Phase Unwrapping Algorithm for Distributed Acoustic Sensing Based on Unlimited Sampling and Phase Diversity

• Published in: IEEE sensors journal Vol. 25; no. 10; pp. 17102 - 17109
• Main Authors: Dureck, Eduardo H., Gomes, Danilo F., Weber, Guilherme H., Brusamarello, Beatriz, Passarin, Thiago A. R., Martelli, Cicero, Pipa, Daniel R., Cardozo da Silva, Jean Carlos
• Format: Journal Article
• Language: English
• Published: New York IEEE 15.05.2025; The Institute of Electrical and Electronics Engineers, Inc. (IEEE)

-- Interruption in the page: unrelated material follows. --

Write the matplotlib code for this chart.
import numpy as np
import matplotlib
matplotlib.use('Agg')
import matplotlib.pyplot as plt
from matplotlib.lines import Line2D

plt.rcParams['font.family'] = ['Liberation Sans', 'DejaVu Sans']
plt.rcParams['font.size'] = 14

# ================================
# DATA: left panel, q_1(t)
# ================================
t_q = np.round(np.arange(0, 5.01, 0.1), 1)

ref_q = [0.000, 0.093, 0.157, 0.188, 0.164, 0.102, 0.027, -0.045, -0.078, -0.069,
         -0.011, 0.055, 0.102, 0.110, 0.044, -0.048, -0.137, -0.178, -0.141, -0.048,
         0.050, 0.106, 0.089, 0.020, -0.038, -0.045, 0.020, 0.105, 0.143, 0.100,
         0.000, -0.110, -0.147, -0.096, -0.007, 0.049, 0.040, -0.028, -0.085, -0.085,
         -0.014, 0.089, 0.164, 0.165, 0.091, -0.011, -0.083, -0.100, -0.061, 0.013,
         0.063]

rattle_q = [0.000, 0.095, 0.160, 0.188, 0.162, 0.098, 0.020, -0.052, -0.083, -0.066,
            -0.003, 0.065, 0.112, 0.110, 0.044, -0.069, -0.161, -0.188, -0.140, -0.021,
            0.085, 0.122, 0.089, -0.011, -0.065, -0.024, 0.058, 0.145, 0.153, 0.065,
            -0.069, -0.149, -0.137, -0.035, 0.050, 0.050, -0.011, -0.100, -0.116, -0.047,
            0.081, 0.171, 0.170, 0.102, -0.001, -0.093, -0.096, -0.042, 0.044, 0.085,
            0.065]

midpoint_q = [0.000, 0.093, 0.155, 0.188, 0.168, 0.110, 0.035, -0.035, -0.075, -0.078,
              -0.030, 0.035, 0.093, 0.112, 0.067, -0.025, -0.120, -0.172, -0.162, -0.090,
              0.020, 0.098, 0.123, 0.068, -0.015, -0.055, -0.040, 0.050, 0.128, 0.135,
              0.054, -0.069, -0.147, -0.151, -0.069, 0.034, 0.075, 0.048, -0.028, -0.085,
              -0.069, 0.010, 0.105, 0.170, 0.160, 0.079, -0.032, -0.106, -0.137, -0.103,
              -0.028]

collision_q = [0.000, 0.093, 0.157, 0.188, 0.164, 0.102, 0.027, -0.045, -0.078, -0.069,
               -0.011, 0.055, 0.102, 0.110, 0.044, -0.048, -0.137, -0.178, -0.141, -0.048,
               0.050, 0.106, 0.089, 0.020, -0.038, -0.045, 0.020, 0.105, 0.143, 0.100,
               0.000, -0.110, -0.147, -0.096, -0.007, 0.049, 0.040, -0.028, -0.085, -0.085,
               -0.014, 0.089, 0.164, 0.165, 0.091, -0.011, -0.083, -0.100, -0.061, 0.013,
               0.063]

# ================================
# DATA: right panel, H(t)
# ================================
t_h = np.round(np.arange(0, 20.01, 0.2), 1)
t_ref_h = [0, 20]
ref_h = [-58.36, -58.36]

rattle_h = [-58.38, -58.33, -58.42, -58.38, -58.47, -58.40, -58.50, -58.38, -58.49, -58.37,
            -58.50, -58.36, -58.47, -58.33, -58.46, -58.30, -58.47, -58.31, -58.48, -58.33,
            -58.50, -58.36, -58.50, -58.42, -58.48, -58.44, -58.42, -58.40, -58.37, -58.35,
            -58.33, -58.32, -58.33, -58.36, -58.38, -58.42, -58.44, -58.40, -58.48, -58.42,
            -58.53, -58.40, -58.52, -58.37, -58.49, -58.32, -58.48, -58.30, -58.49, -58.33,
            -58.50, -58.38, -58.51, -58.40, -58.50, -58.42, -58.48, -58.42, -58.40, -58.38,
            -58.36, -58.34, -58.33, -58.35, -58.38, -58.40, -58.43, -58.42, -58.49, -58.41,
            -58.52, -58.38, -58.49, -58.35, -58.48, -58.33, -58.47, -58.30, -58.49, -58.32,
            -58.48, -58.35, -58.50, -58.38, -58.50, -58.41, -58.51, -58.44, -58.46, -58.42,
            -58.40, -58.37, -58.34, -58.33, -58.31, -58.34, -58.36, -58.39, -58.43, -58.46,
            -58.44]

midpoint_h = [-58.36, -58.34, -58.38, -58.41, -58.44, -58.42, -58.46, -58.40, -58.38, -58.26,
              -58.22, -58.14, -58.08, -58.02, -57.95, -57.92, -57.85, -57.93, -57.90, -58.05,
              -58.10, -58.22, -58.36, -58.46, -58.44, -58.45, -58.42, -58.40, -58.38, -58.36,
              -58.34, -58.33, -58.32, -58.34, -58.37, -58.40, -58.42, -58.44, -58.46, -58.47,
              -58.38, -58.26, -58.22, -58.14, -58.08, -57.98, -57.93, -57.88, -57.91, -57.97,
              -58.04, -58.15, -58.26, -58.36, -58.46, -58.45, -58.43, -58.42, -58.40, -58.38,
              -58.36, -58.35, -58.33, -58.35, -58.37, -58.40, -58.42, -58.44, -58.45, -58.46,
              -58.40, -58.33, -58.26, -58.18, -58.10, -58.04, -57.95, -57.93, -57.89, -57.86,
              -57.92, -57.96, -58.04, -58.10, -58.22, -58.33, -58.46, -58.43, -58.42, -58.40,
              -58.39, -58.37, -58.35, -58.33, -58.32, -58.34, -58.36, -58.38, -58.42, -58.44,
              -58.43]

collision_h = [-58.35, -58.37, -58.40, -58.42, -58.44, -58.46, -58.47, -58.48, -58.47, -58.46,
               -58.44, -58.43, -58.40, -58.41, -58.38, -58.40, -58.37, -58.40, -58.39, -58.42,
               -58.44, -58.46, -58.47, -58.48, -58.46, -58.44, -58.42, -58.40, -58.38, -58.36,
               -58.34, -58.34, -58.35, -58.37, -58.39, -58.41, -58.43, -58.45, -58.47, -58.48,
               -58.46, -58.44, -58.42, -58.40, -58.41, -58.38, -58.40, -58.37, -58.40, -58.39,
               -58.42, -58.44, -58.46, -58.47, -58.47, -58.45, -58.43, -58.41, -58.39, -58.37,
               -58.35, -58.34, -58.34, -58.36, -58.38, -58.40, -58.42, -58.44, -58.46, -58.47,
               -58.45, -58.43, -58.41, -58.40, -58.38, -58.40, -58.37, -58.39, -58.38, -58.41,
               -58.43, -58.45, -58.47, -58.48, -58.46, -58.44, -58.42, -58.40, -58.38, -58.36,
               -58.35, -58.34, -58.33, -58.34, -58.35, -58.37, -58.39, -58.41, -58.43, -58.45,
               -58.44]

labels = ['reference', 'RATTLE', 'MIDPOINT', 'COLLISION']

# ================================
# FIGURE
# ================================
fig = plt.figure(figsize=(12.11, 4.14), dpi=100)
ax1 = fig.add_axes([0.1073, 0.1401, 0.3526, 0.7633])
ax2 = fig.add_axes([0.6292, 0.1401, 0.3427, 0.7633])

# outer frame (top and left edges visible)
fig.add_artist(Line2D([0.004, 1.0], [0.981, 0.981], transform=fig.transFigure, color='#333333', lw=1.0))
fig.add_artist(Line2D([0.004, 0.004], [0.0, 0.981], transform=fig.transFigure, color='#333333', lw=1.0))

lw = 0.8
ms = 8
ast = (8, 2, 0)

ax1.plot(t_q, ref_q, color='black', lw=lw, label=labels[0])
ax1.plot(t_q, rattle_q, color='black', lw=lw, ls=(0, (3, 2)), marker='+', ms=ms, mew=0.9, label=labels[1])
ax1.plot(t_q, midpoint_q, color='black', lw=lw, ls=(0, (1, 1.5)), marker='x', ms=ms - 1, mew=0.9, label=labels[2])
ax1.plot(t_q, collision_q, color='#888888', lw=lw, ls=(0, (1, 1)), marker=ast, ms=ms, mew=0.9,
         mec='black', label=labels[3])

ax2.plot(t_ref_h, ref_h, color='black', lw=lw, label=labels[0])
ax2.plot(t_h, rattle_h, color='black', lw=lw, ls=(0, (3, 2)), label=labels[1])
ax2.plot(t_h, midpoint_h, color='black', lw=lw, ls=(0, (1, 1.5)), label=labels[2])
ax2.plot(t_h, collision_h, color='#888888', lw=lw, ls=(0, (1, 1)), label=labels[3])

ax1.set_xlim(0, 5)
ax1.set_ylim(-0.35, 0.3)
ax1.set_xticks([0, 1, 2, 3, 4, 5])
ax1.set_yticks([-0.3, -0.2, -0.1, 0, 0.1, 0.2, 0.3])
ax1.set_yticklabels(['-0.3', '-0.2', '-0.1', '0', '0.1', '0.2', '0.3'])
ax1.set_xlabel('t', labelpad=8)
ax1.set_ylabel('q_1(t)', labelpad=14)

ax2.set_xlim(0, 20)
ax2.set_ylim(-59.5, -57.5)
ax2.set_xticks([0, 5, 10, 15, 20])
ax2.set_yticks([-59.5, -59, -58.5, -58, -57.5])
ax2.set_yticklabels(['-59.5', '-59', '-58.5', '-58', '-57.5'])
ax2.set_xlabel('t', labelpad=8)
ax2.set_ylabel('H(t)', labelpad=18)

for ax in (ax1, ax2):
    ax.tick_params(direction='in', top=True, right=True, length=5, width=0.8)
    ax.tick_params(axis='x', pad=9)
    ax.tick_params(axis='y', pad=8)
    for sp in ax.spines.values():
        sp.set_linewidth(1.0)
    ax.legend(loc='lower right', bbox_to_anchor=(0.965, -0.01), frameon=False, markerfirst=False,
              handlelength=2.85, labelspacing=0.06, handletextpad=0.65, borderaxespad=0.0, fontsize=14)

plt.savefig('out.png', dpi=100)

• Subjects: Algorithms; Distortion; Distributed acoustic sensing (DAS); Dynamic range; Heuristic algorithms; Noise; Noise reduction; Optical distortion; Optical fiber sensors; Optical fibers; phase demodulation; Phase diversity; Phase unwrapping; Resonant frequencies; Sampling; Sea currents; Sensors; Signal distortion; Signal processing algorithms; Spatial resolution; Strain; unlimited sampling
• ISSN: 1530-437X; 1558-1748
• DOI: 10.1109/JSEN.2025.3555511

Distributed acoustic sensing (DAS) detects strain on optical fibers over long distances with a typical spatial resolution of a couple of meters and an acquisition rate of up to 100 kHz. DAS is utilized to diagnose events in applications such as pipeline monitoring, seismic detection, structural diagnostics, and sea current observation, offering high precision for complex environments. Given the requirements of these applications, the fidelity of the data from DAS is crucial to obtain the greatest accuracy of the monitored event. However, this equipment is subject to signal distortions due to the effects of noise and the sensor's dynamic range. To mitigate these effects, this article introduces a new data interpretation methodology based on the unlimited sampling algorithm, which enhances the dynamic range of the sensor during the signal unwrapping process and incorporates phase diversity for noise fading reduction. This work introduces a dataset using the new algorithm compared with the state of the art. The setup follows SEAFOM guidelines using a fiber stretcher to generate signals on the fiber. An improvement of 18.44% in detecting the signal's fundamental frequency was achieved, and a hyperparameter mapping was conducted to enable future application in systems, where the current standard DAS algorithm fails to resolve signals accurately.